Published September 22, 2017
COAST SALISH TERRITORY/VANCOUVER — The first study ever to compare the development and survival from cancer between First Nations people and non-First Nations people in British Columbia shows an overall lower incidence of the disease for First Nations people but also indicates lower survival rates for most cancers.
The study was conducted jointly by the BC Cancer Agency and First Nations Health Authority, and published in the journal Cancer Causes & Control. The 1993 to 2010 data set includes “Status Indian” peoples only and is not inclusive of all First Nations, Métis or Inuit peoples in BC.

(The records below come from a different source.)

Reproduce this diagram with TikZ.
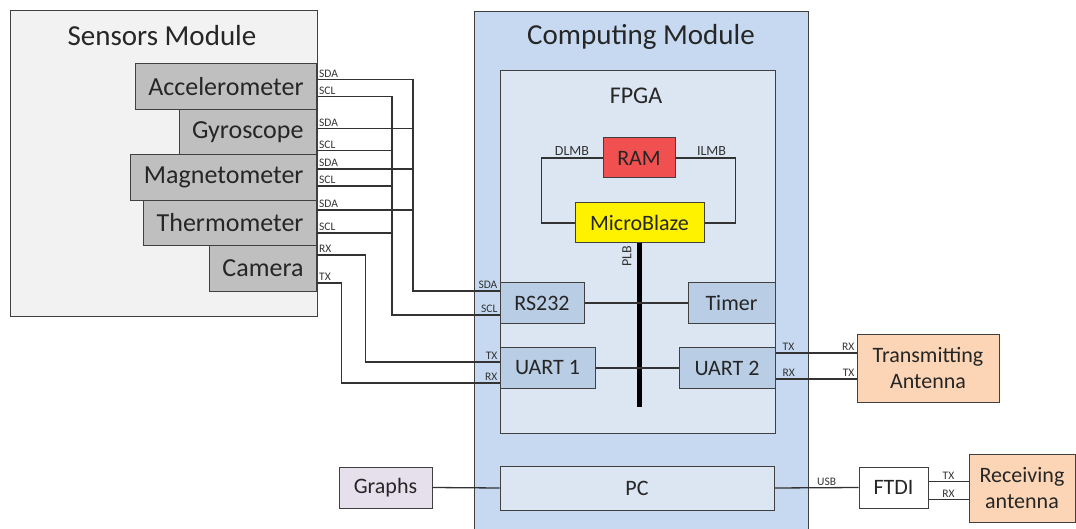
\documentclass[tikz,border=0pt]{standalone}
\usepackage{fontspec}
\setmainfont{Carlito}
\usepackage{tikz}
\usetikzlibrary{positioning,calc}
\definecolor{sensgray}{HTML}{F2F2F2}
\definecolor{boxgray}{HTML}{BFBFBF}
\definecolor{cmblue}{HTML}{C6D9F1}
\definecolor{fpgablue}{HTML}{DCE6F2}
\definecolor{ipblue}{HTML}{B9CDE5}
\definecolor{ramred}{HTML}{F05050}
\definecolor{antpeach}{HTML}{FBD5B5}
\definecolor{graphlav}{HTML}{E6E0EC}
\definecolor{edgegray}{HTML}{404040}
\tikzset{
  blk/.style={draw=edgegray, line width=1pt, inner sep=0pt, text=black!85, font=\fontsize{22}{24}\selectfont},
  sensor/.style={blk, fill=boxgray, anchor=east, inner xsep=13pt, minimum height=45.5pt, font=\fontsize{26}{28}\selectfont},
  modname/.style={text=black!85, font=\fontsize{29}{32}\selectfont},
  wire/.style={draw=black!80, line width=1.3pt},
  pinlbl/.style={text=black!80, inner sep=1.5pt, font=\fontsize{11.5}{12}\selectfont},
  buslbl/.style={pinlbl, font=\fontsize{14}{15}\selectfont},
}

\begin{document}
\begin{tikzpicture}[x=1pt,y=-1pt]
\useasboundingbox (0,0) rectangle (1076,529);

% sensors module
\node (sm) [blk, fill=sensgray, minimum width=307pt, minimum height=305pt] at (163.5,163.5) {};
\node (smname) [modname] at (162,36) {Sensors Module};

\node (acc) [sensor] at (317,86.5) {Accelerometer};
\node (gyro) [sensor] at (317,132) {Gyroscope};
\node (mag) [sensor] at (317,177.5) {Magnetometer};
\node (therm) [sensor] at (317,223) {Thermometer};
\node (cam) [sensor] at (317,268.5) {Camera};

% computing module
\node (cm) [blk, fill=cmblue, minimum width=334pt, minimum height=535pt, anchor=north] at (641,11) {};
\node (cmname) [modname] at (641,37) {Computing Module};

\node (fpga) [blk, fill=fpgablue, minimum width=275pt, minimum height=362pt] at (637.5,252) {};
\node (fpganame) [text=black!85, font=\fontsize{24}{26}\selectfont] at (636,96) {FPGA};

\node (ram) [blk, fill=ramred, minimum width=72pt, minimum height=40pt] at (639,158) {RAM};
\node (mb) [blk, fill=yellow, minimum width=129pt, minimum height=40pt] at (639.5,223) {MicroBlaze};

\node (rs) [blk, fill=ipblue, minimum width=84pt, minimum height=40pt] at (542,303) {RS232};
\node (tmr) [blk, fill=ipblue, minimum width=87pt, minimum height=40pt] at (731.5,303) {Timer};
\node (u1) [blk, fill=ipblue, minimum width=95pt, minimum height=41pt] at (547.5,368) {UART 1};
\node (u2) [blk, fill=ipblue, minimum width=96pt, minimum height=41pt] at (727,368) {UART 2};

\node (pc) [blk, fill=fpgablue, minimum width=274pt, minimum height=44pt] at (637,488) {PC};

% outside blocks
\node (gr) [blk, fill=graphlav, minimum width=93pt, minimum height=41pt] at (385.5,487.5) {Graphs};
\node (ftdi) [blk, fill=white, minimum width=69pt, minimum height=41pt] at (893.5,487.5) {FTDI};
\node (tant) [blk, fill=antpeach, minimum width=142pt, minimum height=68pt, align=center] at (928,368) {Transmitting\\[2pt]Antenna};
\node (rant) [blk, fill=antpeach, minimum width=106pt, minimum height=68pt, align=center] at (1022,488) {Receiving\\[2pt]antenna};

% memory buses and PLB
\draw[wire] (ram.west) -| node[buslbl, pos=0.25, above] {DLMB} ([xshift=-33pt]mb.west) -- (mb.west);
\draw[wire] (ram.east) -| node[buslbl, pos=0.3, above] {ILMB} ([xshift=31pt]mb.east) -- (mb.east);

\coordinate (plbend) at (639.5,407);
\draw[line width=5pt] (mb.south) -- (plbend);
\node (plb) [buslbl, rotate=90] at ([xshift=-12.5pt,yshift=-13pt]mb.south) {PLB};

\draw[wire] (rs.east) -- (tmr.west);
\draw[wire] (u1.east) -- (u2.west);

% I2C lines
\coordinate (sda) at (413,291);
\coordinate (scl) at (392,315);

\draw[wire] ([yshift=7pt]acc.east) node[pinlbl, anchor=south west] {SDA} -| (sda) -- (sda -| rs.west) node[pinlbl, anchor=south east] {SDA};
\draw[wire] ([yshift=-10pt]acc.east) node[pinlbl, anchor=south west] {SCL} -| (scl) -- (scl -| rs.west) node[pinlbl, anchor=south east] {SCL};

\draw[wire] ([yshift=3.5pt]gyro.east) node[pinlbl, anchor=south west] {SDA} -- ([yshift=3.5pt]sda |- gyro.east);
\draw[wire] ([yshift=-18.5pt]gyro.east) node[pinlbl, anchor=south west] {SCL} -- ([yshift=-18.5pt]scl |- gyro.east);
\draw[wire] ([yshift=8.5pt]mag.east) node[pinlbl, anchor=south west] {SDA} -- ([yshift=8.5pt]sda |- mag.east);
\draw[wire] ([yshift=-8.5pt]mag.east) node[pinlbl, anchor=south west] {SCL} -- ([yshift=-8.5pt]scl |- mag.east);
\draw[wire] ([yshift=13pt]therm.east) node[pinlbl, anchor=south west] {SDA} -- ([yshift=13pt]sda |- therm.east);
\draw[wire] ([yshift=-10pt]therm.east) node[pinlbl, anchor=south west] {SCL} -- ([yshift=-10pt]scl |- therm.east);

% camera serial lines
\draw[wire] ([yshift=13.5pt]cam.east) node[pinlbl, anchor=south west] {RX} -| ([xshift=-134pt,yshift=6pt]u1.west) -- ([yshift=6pt]u1.west) node[pinlbl, anchor=south east] {TX};
\draw[wire] ([yshift=-14.5pt]cam.east) node[pinlbl, anchor=south west] {TX} -| ([xshift=-158pt,yshift=-15pt]u1.west) -- ([yshift=-15pt]u1.west) node[pinlbl, anchor=south east] {RX};

% radio link
\draw[wire] ([yshift=15pt]u2.east) node[pinlbl, anchor=south west, xshift=5pt] {TX} -- ([yshift=15pt]u2.east -| tant.west) node[pinlbl, anchor=south east] {RX};
\draw[wire] ([yshift=-11pt]u2.east) node[pinlbl, anchor=south west, xshift=5pt] {RX} -- ([yshift=-11pt]u2.east -| tant.west) node[pinlbl, anchor=south east] {TX};

% PC side
\draw[wire] (gr.east) -- (pc.west);
\draw[wire] (pc.east) -- node[pinlbl, pos=0.62, above] {USB} (ftdi.west);
\draw[wire] ([yshift=6pt]ftdi.east) -- node[pinlbl, above] {TX} ([yshift=6pt]ftdi.east -| rant.west);
\draw[wire] ([yshift=-12pt]ftdi.east) -- node[pinlbl, above] {RX} ([yshift=-12pt]ftdi.east -| rant.west);

\end{tikzpicture}
\end{document}
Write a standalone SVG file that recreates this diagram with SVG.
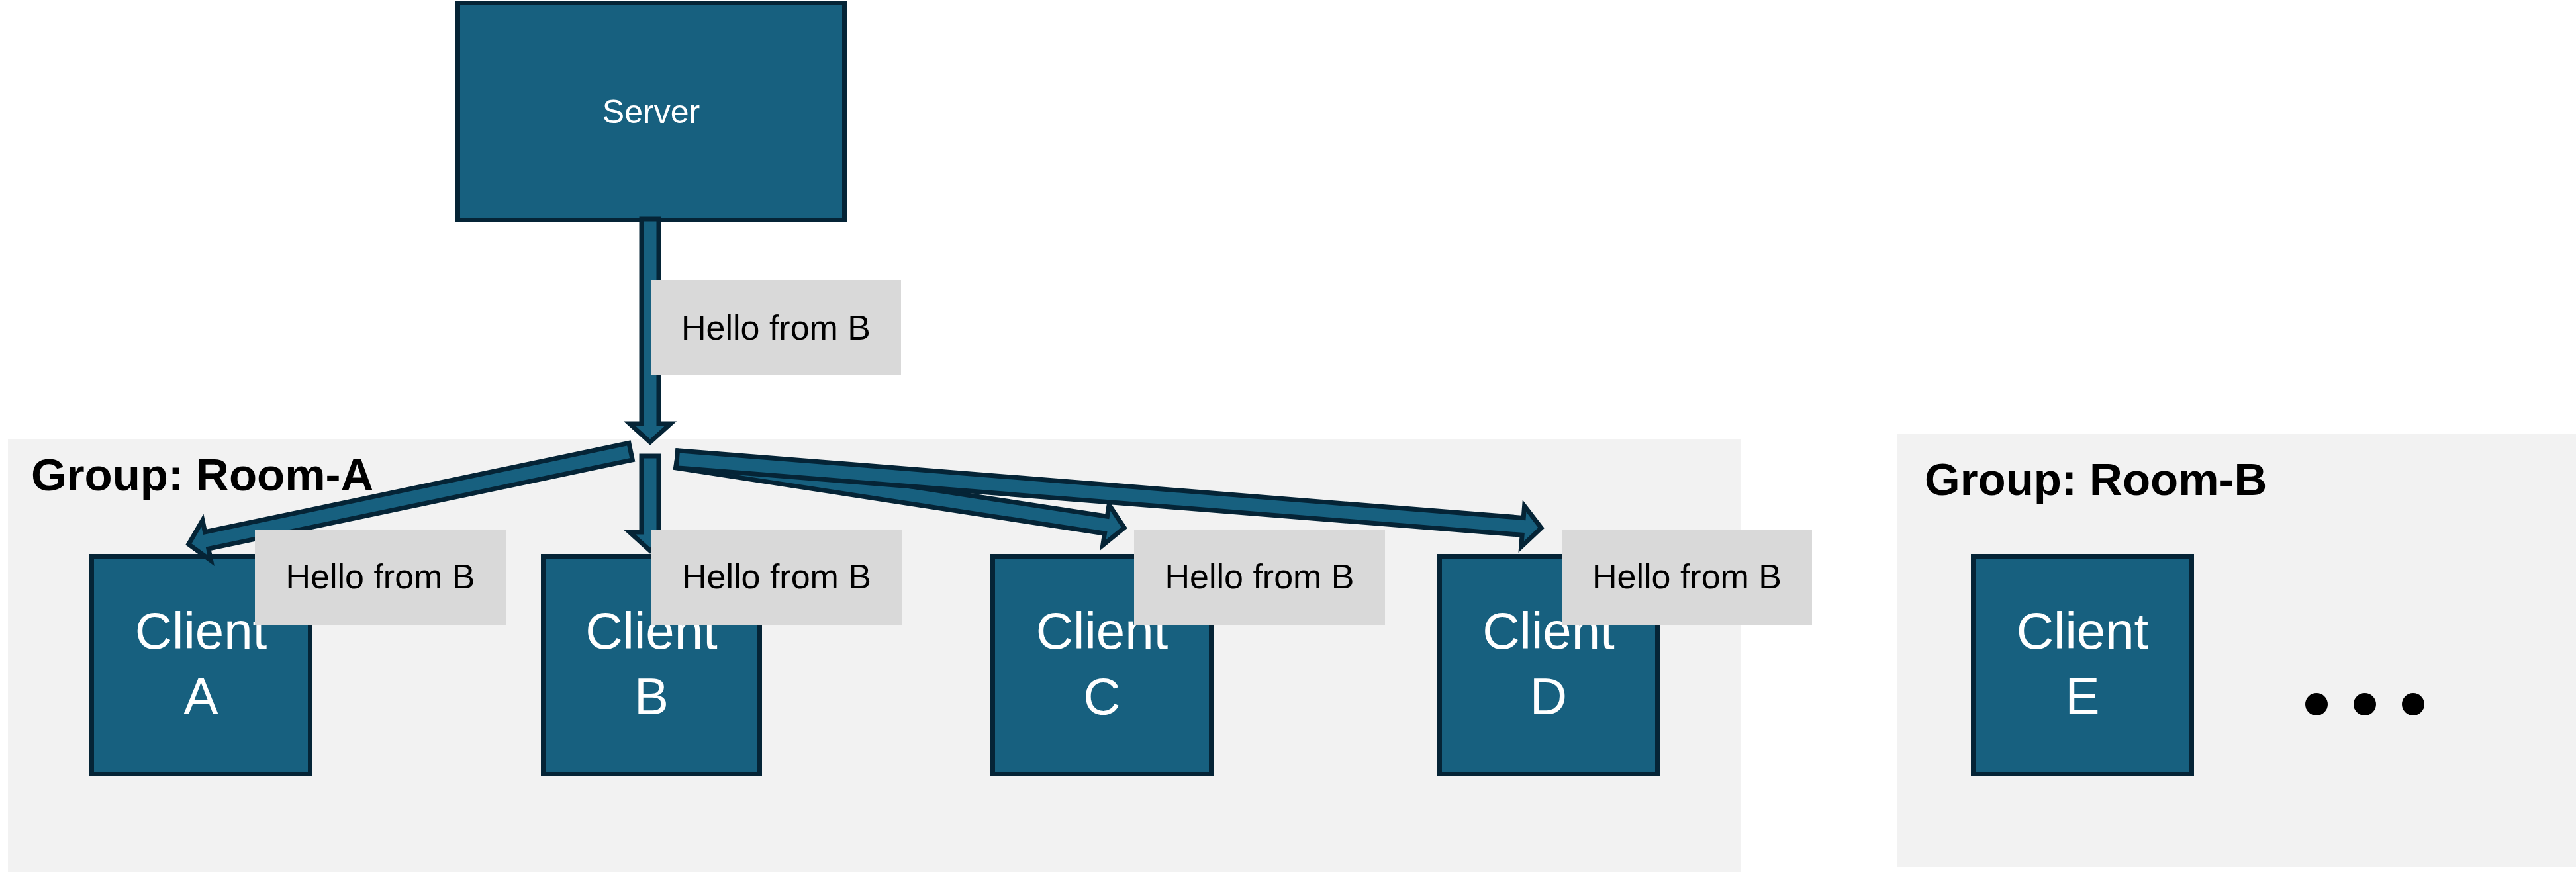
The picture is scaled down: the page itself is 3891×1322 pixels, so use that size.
<svg xmlns="http://www.w3.org/2000/svg" width="3891" height="1322" viewBox="0 0 3891 1322">
<style>
.grp{fill:#F2F2F2}
.grptxt{font-family:"Liberation Sans",Arial,sans-serif;font-weight:bold;font-size:69px;fill:#000}
.box{fill:#17607F;stroke:#052436;stroke-width:7}
.ntxt{font-family:"Liberation Sans",Arial,sans-serif;fill:#fff;text-anchor:middle}
.arr{fill:#17607F;stroke:#052436;stroke-width:7;stroke-linejoin:miter;stroke-miterlimit:10}
.lbl{fill:#D9D9D9}
.ltxt{font-family:"Liberation Sans",Arial,sans-serif;font-size:52px;fill:#000;text-anchor:middle}
</style>
<rect width="3891" height="1322" fill="#fff"/>
<g id="room-a">
<rect class="grp" x="12" y="663" width="2618" height="654"/>
<text class="grptxt" x="47" y="741">Group: Room-A</text>
</g>
<g id="room-b">
<rect class="grp" x="2865" y="656" width="1026" height="654"/>
<text class="grptxt" x="2907" y="748">Group: Room-B</text>
</g>
<g id="server">
<rect class="box" x="691.5" y="4.5" width="584" height="328"/>
<text class="ntxt" x="983.5" y="186" font-size="50">Server</text>
</g>
<g id="client-a">
<rect class="box" x="138.5" y="840.5" width="330" height="329"/>
<text class="ntxt" x="303.5" y="980" font-size="78">Client</text>
<text class="ntxt" x="303.5" y="1079" font-size="78">A</text>
</g>
<g id="client-b">
<rect class="box" x="820.5" y="840.5" width="327" height="329"/>
<text class="ntxt" x="984" y="980" font-size="78">Client</text>
<text class="ntxt" x="984" y="1079" font-size="78">B</text>
</g>
<g id="client-c">
<rect class="box" x="1499.5" y="840.5" width="330" height="329"/>
<text class="ntxt" x="1664.5" y="980" font-size="78">Client</text>
<text class="ntxt" x="1664.5" y="1079" font-size="78">C</text>
</g>
<g id="client-d">
<rect class="box" x="2174.5" y="840.5" width="329" height="329"/>
<text class="ntxt" x="2339" y="980" font-size="78">Client</text>
<text class="ntxt" x="2339" y="1079" font-size="78">D</text>
</g>
<g id="client-e">
<rect class="box" x="2980.5" y="840.5" width="330" height="329"/>
<text class="ntxt" x="3145.5" y="980" font-size="78">Client</text>
<text class="ntxt" x="3145.5" y="1079" font-size="78">E</text>
</g>
<g id="more">
<circle cx="3499" cy="1064" r="17" fill="#000"/>
<circle cx="3572" cy="1064" r="17" fill="#000"/>
<circle cx="3645" cy="1064" r="17" fill="#000"/>
</g>
<g id="connectors">
<polygon class="arr" transform="translate(982,331) rotate(90)" points="0,-13 309,-13 309,-31 337,0 309,31 309,13 0,13"/>
<polygon class="arr" transform="translate(952.6,682.1) rotate(168.15)" points="0,-13 654.3,-13 654.3,-31 682.3,0 654.3,31 654.3,13 0,13"/>
<polygon class="arr" transform="translate(982,689) rotate(90)" points="0,-13 115,-13 115,-31 143,0 115,31 115,13 0,13"/>
<polygon class="arr" transform="translate(1022.5,694) rotate(8.70)" points="0,-13 655.5,-13 655.5,-31 683.5,0 655.5,31 655.5,13 0,13"/>
<polygon class="arr" transform="translate(1022.5,693.7) rotate(4.55)" points="0,-13 1281.7,-13 1281.7,-31 1309.7,0 1281.7,31 1281.7,13 0,13"/>
<g id="label-server">
<rect class="lbl" x="983" y="423" width="378" height="144"/>
<text class="ltxt" x="1172" y="513">Hello from B</text>
</g>
<g id="label-a">
<rect class="lbl" x="385" y="800" width="379" height="144"/>
<text class="ltxt" x="574.5" y="889">Hello from B</text>
</g>
<g id="label-b">
<rect class="lbl" x="984" y="800" width="378" height="144"/>
<text class="ltxt" x="1173" y="889">Hello from B</text>
</g>
<g id="label-c">
<rect class="lbl" x="1713" y="800" width="379" height="144"/>
<text class="ltxt" x="1902.5" y="889">Hello from B</text>
</g>
<g id="label-d">
<rect class="lbl" x="2359" y="800" width="378" height="144"/>
<text class="ltxt" x="2548" y="889">Hello from B</text>
</g>
</g>
</svg>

The study shows both First Nations men and women experience a higher incidence of colorectal cancer, with a 22 per cent higher age-standardized incidence rate for women and 39 per cent for men. There also appears to be a trend towards increasing incidence for both sexes. More research is needed to understand the specific reasons for this elevated and increasing rate of colorectal cancer among BC First Nations.
A 92 per cent higher incidence rate of cervical cancer was observed among First Nations women. This may indicate that access to geographically available and/or culturally safe cervical cancer screening services may be a continuing barrier for First Nation women.
Incidence rates of almost all other cancers were generally similar or lower in First Nations populations compared to non-First Nation populations. Trends in incidence rates over time were also similar, with the exception of lung cancer, which is rising at a rate among First Nations that may soon overtake declining rates in non-First Nations.
First Nations people are also less likely to survive a cancer diagnosis compared to non-First Nations people. Overall, poorer survival was seen in the First Nation population in 10 of the 15 cancer types examined in women and 10 of the 12 cancer sites examined in men.
Lower survival rates could be influenced by a number of factors including challenges in access to high quality, timely, appropriate and effective cancer treatment, especially in rural and remote areas. Lower diagnosis may be impacted by limited access to screening programs. For many First Nations peoples, their cancer journey is negatively impacted through the experience of racism in health and social support settings.
Culturally safe health and social services reduce barriers to accessing care and detecting cancer early. First Nations people are more likely to access care that is appropriate to their wellness beliefs, goals and needs.
The findings in this study suggest a complex basis for these disparities in cancer incidence and survival, and further studies along the entire spectrum of cancer care—from wellness and prevention, to screening, diagnosis and treatment—are required.